For over a decade, the E Tū Whānau movement has been sharing ideas and building alliances with like-minded whānau, hapū and iwi as we all work towards a shared vision − an Aotearoa where ‘whānau are strong, safe and prosperous; living with a clear sense of identity and cultural integrity, and with control over their destiny. Te mana kaha o te whānau!’
The recent launch of Tū Pono: Te Mana Kaha ō te Whānau, at Christchurch’s Rehua Marae, is a tangible example of how that vision is getting a little closer to reality.
Strategy to reduce violence
Tū Pono is a Ngāi Tahu-led strategy to reduce the impact that family violence is having on families and communities throughout Te Waipounamu and Aotearoa.
It developed out of a series of community and whānau consultations lead by Tā Mark Solomon, then Kaiwhakahaere of Te Rūnanga o Ngāi Tahu and Helen Leahy of Te Pūtahitanga o Te Waipounamu, the Whānau Ora Commissioning Agency. The aim was to start meaningful conversations about how the people of Te Waipounamu deal with the problems of whānau violence in a Ngāi Tahu way.
Tania Mataki, a member of the E Tū Whānau Māori Leadership Group and Practice Manager at Te Puna Oranga in Ōtautahi, took part in the marae by marae consultations and the round of hui.
“E Tū Whānau’s support enabled us to take whānau champions with us − rangatahi, pākeke, kuia and kaumātua – as we travelled from urban areas to often quite isolated rural areas.”
“We acknowledged the hurt suffered by many, and heard what those whānau wanted to tell us about their experience of change and transformation.”
Tania’s mother, the highly respected kuia, Whaea Kiwa Hutchens was a valued part of the consultation hikoi.
“Mum and I shared a case of abuse in our own family and talked about the way we addressed the situation collectively. It’s not an easy thing for any family to deal with but we talked about the importance of being open, holding the whānau member who committed this abuse responsible for his actions and finding ways, as a family, to acknowledge the hurt, to heal, change and transform.”
At the hui people talked about whānau violence resulting from the misuse of alcohol and drugs, but they also talked about the loss of language, the loss of connection and the need to nurture relationships and build on them.
Tania said it was noticeable how often women talked about their children or menfolk, but not about themselves.
“We had to ask them to talk more about their own experience and what they needed for themselves.“
One thing that became clear from the overall feedback was that whānau believed in themselves, says Tania. “They felt that they had the solutions to their own problems but they were also asking for support.”
“They wanted help to highlight the value of relationships within Te Ao Māori in simple, easy to understand ways.
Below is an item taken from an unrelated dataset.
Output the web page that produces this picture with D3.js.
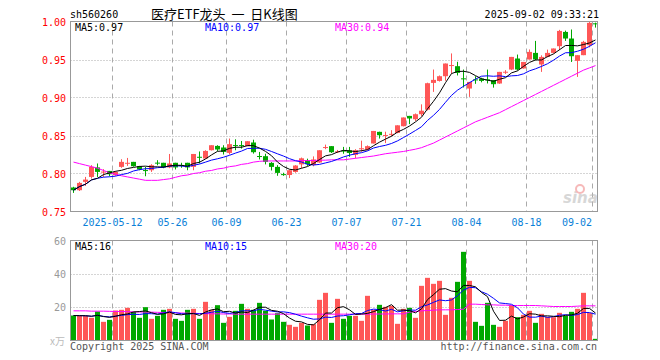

They also wanted practical ideas for using the knowledge they already have to safely support whānau affected by sexual or domestic violence.”
Time to stand up
A simply written booklet with ideas on how a whole community can act together to support whānau who’ve disclosed sexual violence and to prevent further abuse is being developed. It’s an immediate response, but the Tū Pono strategy is a blueprint for much more.
As Dame Tariana Turia said at the launch of Tū Pono, “We must all hold hands together and take our whānau, particularly our tamariki, to that special place our tūpuna prepared for us.
“We are born of greatness. Let us live it with pride and strength. While we may acknowledge trauma and reasons for these dreadful statistics of family violence, we must also stand up and say there is no excuse.”